UPDATE: October 30, 2018: About a month after J.C. Penney announced the departure of its chief financial officer and the appointment of an interim CFO, the retailer has named yet another temporary finance chief. The company said in a press release Monday that Michael Fung would take over the interim CFO spot from Jerry Murray, effective Tuesday. Murray was appointed interim CFO after Jeffrey Davis left the company Oct. 1 for Qurate Retail Group. With the latest reshuffle, Murray is set to return to his position as senior vice president of finance as Fung takes over the CFO spot. Fung previously served as temporary CFO for Neiman Marcus Group and 99 Cents Only Stores, both of which have recently gone through leadership transitions and grappled with distressed balance sheets.
Dive Brief:
- J.C. Penney Chief Financial Officer Jeffrey Davis is leaving the department store retailer, effective Oct. 1, to "pursue another opportunity," the company said in a release Thursday.
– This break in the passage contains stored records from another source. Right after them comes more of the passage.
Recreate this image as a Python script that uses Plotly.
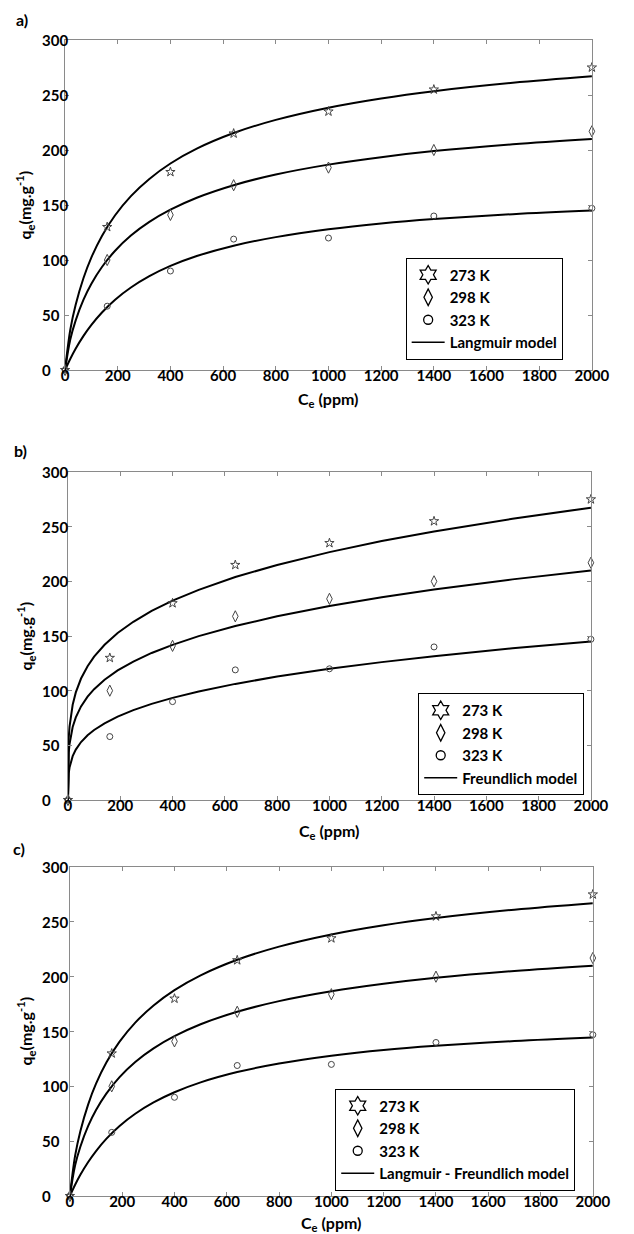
import plotly.graph_objects as go

# ---------------- data ----------------
C_exp = [0, 160, 400, 640, 1000, 1400, 2000]
q273 = [0, 130, 180, 215, 235, 255, 275]
q298 = [0, 100, 141, 168, 184, 200, 217]
q323 = [0, 58, 90, 119, 120, 140, 147]

# model curves
C_fit = [0, 20, 40, 70, 100, 140, 190, 250, 320, 400, 500, 640, 800, 1000, 1200, 1400, 1700, 2000]
lang_273 = [0, 36.8, 59.1, 83.6, 102.4, 121.9, 140.7, 158.1, 173.7, 187.7, 201.2, 215.4, 227.4, 238.5, 246.9, 253.5, 261.1, 267.0]
lang_298 = [0, 27.9, 44.9, 63.9, 78.4, 93.6, 108.4, 122.2, 134.6, 145.7, 156.6, 168.0, 177.7, 186.7, 193.5, 199.0, 205.2, 210.0]
lang_323 = [0, 10.2, 19.3, 31.0, 41.0, 52.3, 63.9, 75.0, 85.3, 94.6, 103.6, 113.0, 120.8, 127.9, 133.2, 137.2, 141.7, 145.0]

lf_273 = [0, 36.8, 59.1, 83.6, 102.4, 121.9, 140.7, 158.1, 173.7, 187.7, 201.2, 215.4, 227.4, 238.5, 246.9, 253.5, 261.1, 267.0]
lf_298 = [0, 27.9, 44.9, 63.9, 78.4, 93.6, 108.4, 122.2, 134.6, 145.7, 156.6, 168.0, 177.7, 186.7, 193.5, 199.0, 205.2, 210.0]
lf_323 = [0, 10.2, 19.3, 31.0, 41.0, 52.3, 63.9, 75.0, 85.3, 94.6, 103.6, 113.0, 120.8, 127.9, 133.2, 137.0, 141.3, 144.5]

C_fit_f = [0, 1, 3, 6, 10, 18, 30, 50, 75, 100, 140, 190, 250, 320, 400, 500, 640, 800, 1000, 1200, 1400, 1700, 2000]
freu_273 = [0, 43.8, 56.9, 67.1, 75.8, 87.1, 98.4, 111.1, 122.4, 131.1, 142.0, 152.7, 163.0, 172.9, 182.3, 192.2, 203.9, 215.0, 226.7, 236.8, 245.6, 257.2, 267.4]
freu_298 = [0, 33.1, 43.2, 51.2, 57.9, 66.8, 75.6, 85.6, 94.5, 101.4, 110.0, 118.5, 126.6, 134.5, 141.9, 149.9, 159.1, 168.0, 177.4, 185.4, 192.5, 201.8, 209.9]
freu_323 = [0, 18.2, 24.6, 29.7, 34.1, 40.1, 46.1, 53.0, 59.2, 64.0, 70.1, 76.2, 82.2, 87.9, 93.4, 99.3, 106.2, 112.9, 120.0, 126.1, 131.5, 138.7, 145.0]

series_labels = ["273 K", "298 K", "323 K"]
model_labels = ["Langmuir model", "Freundlich model", "Langmuir - Freundlich model"]
panel_labels = ["a)", "b)", "c)"]
x_ticks = list(range(0, 2001, 200))
y_ticks = list(range(0, 301, 50))

# ---------------- layout geometry (page pixels) ----------------
OFF = 8                      # default body margin of the html page
W, H = 634 - OFF, 1234 - OFF
panels = [
    dict(x0=63, x1=609, y0=40, y1=370, leg=(416, 308.5), xt=399, yt=205, lab=(18, 19)),
    dict(x0=66, x1=608, y0=472, y1=800, leg=(429, 744), xt=831, yt=636, lab=(17, 450)),
    dict(x0=68, x1=610, y0=867, y1=1196, leg=(343, 1139.5), xt=1223, yt=1031, lab=(15, 848)),
]
curves = [
    (C_fit, [lang_273, lang_298, lang_323], "spline"),
    (C_fit_f, [freu_273, freu_298, freu_323], "linear"),
    (C_fit, [lf_273, lf_298, lf_323], "spline"),
]
data_sym = ["star-open", "diamond-tall-open", "circle-open"]
data_size = [7, 8, 6]
leg_sym = ["hexagram-open", "diamond-tall-open", "circle-open"]
leg_size = [14, 12, 9]
exp_vals = [q273, q298, q323]


def px(x):
    return (x - OFF) / W


def py(y):
    return 1 - (y - OFF) / H


FONT = "Lato"
TXT = dict(family=FONT, color="black", weight="bold")
fig = go.Figure()
annotations = []
layout = {}

for i, p in enumerate(panels):
    sfx = "" if i == 0 else str(i + 1)
    xa, ya = "x" + sfx, "y" + sfx
    legname = "legend" + sfx
    cx, cys, shape = curves[i]
    for k in range(3):
        line = dict(color="black", width=2, shape=shape)
        if shape == "spline":
            line["smoothing"] = 1.0
        fig.add_trace(go.Scatter(
            x=cx, y=cys[k], xaxis=xa, yaxis=ya, mode="lines",
            line=line, showlegend=False, hoverinfo="skip"))
    for k in range(3):
        fig.add_trace(go.Scatter(
            x=C_exp, y=exp_vals[k], xaxis=xa, yaxis=ya, mode="markers",
            marker=dict(symbol=data_sym[k], size=data_size[k], color="#444",
                        line=dict(width=1, color="#444")),
            cliponaxis=False, showlegend=False))
    for k in range(3):
        fig.add_trace(go.Scatter(
            x=[None], y=[None], xaxis=xa, yaxis=ya, mode="markers",
            name=series_labels[k], legend=legname,
            marker=dict(symbol=leg_sym[k], size=leg_size[k], color="black",
                        line=dict(width=1.3, color="black"))))
    fig.add_trace(go.Scatter(
        x=[None], y=[None], xaxis=xa, yaxis=ya, mode="lines",
        name=model_labels[i], legend=legname,
        line=dict(color="black", width=1.5)))

    axis_common = dict(
        showline=True, linecolor="#8a8a8a", linewidth=1, mirror="allticks",
        ticks="inside", ticklen=4, tickcolor="#8a8a8a", showgrid=False,
        zeroline=False, tickfont=dict(TXT, size=15),
    )
    layout["xaxis" + sfx] = dict(
        axis_common, domain=[px(p["x0"]), px(p["x1"])], range=[0, 2000],
        tickvals=x_ticks, anchor=ya, ticklabelstandoff=-8)
    layout["yaxis" + sfx] = dict(
        axis_common, domain=[py(p["y1"]), py(p["y0"])], range=[0, 300],
        tickvals=y_ticks, anchor=xa, showticklabels=False)
    layout[legname] = dict(
        x=px(p["leg"][0]), y=py(p["leg"][1]), xanchor="left", yanchor="middle",
        bgcolor="white", bordercolor="black", borderwidth=1,
        font=dict(TXT, size=15), traceorder="normal", itemwidth=33)

    # y tick labels: left-aligned column, positioned by the y axis scale
    for v in y_ticks:
        annotations.append(dict(
            x=px(37), xref="paper", y=v, yref=ya, text=str(v), showarrow=False,
            xanchor="left", yanchor="middle", font=dict(TXT, size=15)))

    annotations.append(dict(
        x=px((p["x0"] + p["x1"]) / 2), y=py(p["xt"]), xref="paper", yref="paper",
        text="C<sub>e</sub> (ppm)", showarrow=False, xanchor="center", yanchor="middle",
        font=dict(TXT, size=16)))
    annotations.append(dict(
        x=px(22), y=py(p["yt"]), xref="paper", yref="paper",
        text="q<sub>e</sub>(mg.g<sup>-1</sup>)", showarrow=False, textangle=-90,
        xanchor="center", yanchor="middle", font=dict(TXT, size=16)))
    annotations.append(dict(
        x=px(p["lab"][0]), y=py(p["lab"][1]), xref="paper", yref="paper",
        text=panel_labels[i], showarrow=False, xanchor="center", yanchor="middle",
        font=dict(TXT, size=16)))

fig.update_layout(
    width=W, height=H, margin=dict(l=0, r=0, t=0, b=0),
    paper_bgcolor="white", plot_bgcolor="white",
    annotations=annotations, **layout)

fig.write_html("out.html")
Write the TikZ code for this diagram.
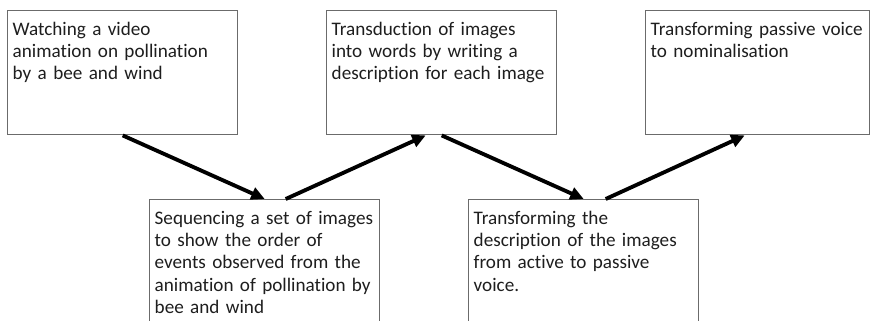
\documentclass[tikz,border=0pt]{standalone}
\usepackage{fontspec}
\setmainfont{Carlito}[Ligatures={NoCommon}]
\usepackage{tikz}
\usetikzlibrary{arrows.meta, positioning, calc}
\definecolor{boxline}{HTML}{6b6b6b}
\definecolor{ink}{HTML}{1e1e1e}

\begin{document}
\begin{tikzpicture}[
    stage/.style={rectangle, draw=boxline, line width=0.8pt, fill=white,
                  anchor=north west, text width=4.4cm, align=left,
                  inner xsep=0.1cm, inner ysep=0.18cm,
                  text height=0.32cm, text depth=1.8cm,
                  font=\fontsize{10.9}{12.6}\selectfont, text=ink},
    lowstage/.style={stage, text depth=2.6cm},
    arrow/.style={-{Triangle[length=2.7mm, width=2.5mm]}, line width=2.2pt, black}
]
    \useasboundingbox (0,0) rectangle (17.4,-6.4);

    % upper row
    \node[stage] (watch) at (0.14,-0.20) {Watching a video\\animation on pollination\\by a bee and wind};
    \node[stage] (transduce) at (6.52,-0.20) {Transduction of images\\into words by writing a\\description for each image};
    \node[stage, text width=4.28cm] (nominal) at (12.90,-0.20) {Transforming passive voice\\to nominalisation};

    % lower row
    \node[lowstage] (sequence) at (2.98,-3.98) {Sequencing a set of images\\to show the order of\\events observed from the\\animation of pollination by\\bee and wind};
    \node[lowstage] (passive) at (9.36,-3.98) {Transforming the\\description of the images\\from active to passive\\voice.};

    \draw[arrow] (watch.south) -- (sequence.north);
    \draw[arrow] ([xshift=0.42cm]sequence.north) -- ([xshift=-0.32cm]transduce.south);
    \draw[arrow] (transduce.south) -- (passive.north);
    \draw[arrow] ([xshift=0.44cm]passive.north) -- ([xshift=-0.26cm]nominal.south);
\end{tikzpicture}
\end{document}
A Penney spokesperson told Retail Dive the company could not disclose more information about Davis' plans.
- Jerry Murray, senior vice president of finance, will take over the position as interim CFO as Penney conducts a formal search for a permanent finance chief.
- Murray began at the retailer in February of 2016 after serving as CFO for multimedia marketing firm Valassis, according to the release. In the interim CFO role, he will report to certain members of the office Penney set up to carry out the duties of CEO following the departure of Marvin Ellison in May. Those members are Therace Risch, chief information and digital officer, and Mike Robbins, executive vice president of private brands and supply chain.
Dive Insight:
Davis is the third major executive to leave Penney since May, along with Ellison and former Chief Customer Officer Joe McFarland, who left in July to join Ellison at Lowe's as executive vice president of stores. That's one more slot the company's board will need to fill as it tries once again to reset its position in the department store space.
The sector has made strides since last year, but J.C. Penney has not kept pace with its better-performing competitors, such as Kohl's and Macy's. In the second quarter, Penney's sales fell 7.5% year over year, its net loss doubled and its comparable sales barely budged. Executives blamed surplus inventory and markdowns as it tried to adjust its approach to inventory management.
At the time, Davis laid out in an analyst call a new approach to "rightsize" its inventory. The problem was, Penney had already been making moves to slash inventory and shake up its assortment in past quarters, all of which has led to losses at the retailer. Some analysts and observers look at Penney and see a retailer that doesn't know what it wants to be or where it wants to play.
Penney also long ago tied its fate to the suburban mall, which has been continually declining for decades. "I just don't see a strategy that makes them relevant," Nick Egelanian, president of retail development consultants SiteWorks International, told Retail Dive earlier this year. "If they had a chance of not making themselves obsolete, that chance came 30 years ago."
Whoever steps permanently into the CFO spot will have plenty of work to do. The company carries nearly $4 billion in debt. In Q2, it paid $79 million in interest while operating at a $36 million loss.
Analysts at Moody's and S&P Global separately downgraded the retailer in August citing uncertainty over the retailer's turnaround efforts, especially after the departure of Ellison. S&P analysts at the time wrote specifically that there was "heightened risk that operating performance will not stabilize over the next 12 months due to further operational setbacks, and uncertainty around the company's strategy and path forward under new leadership."
"JCP has continued to significantly underperform our expectations despite a leaner store fleet (JCP closed 141 stores in fiscal 2017) and repeated efforts in previous quarters to right-size inventory," the analysts wrote.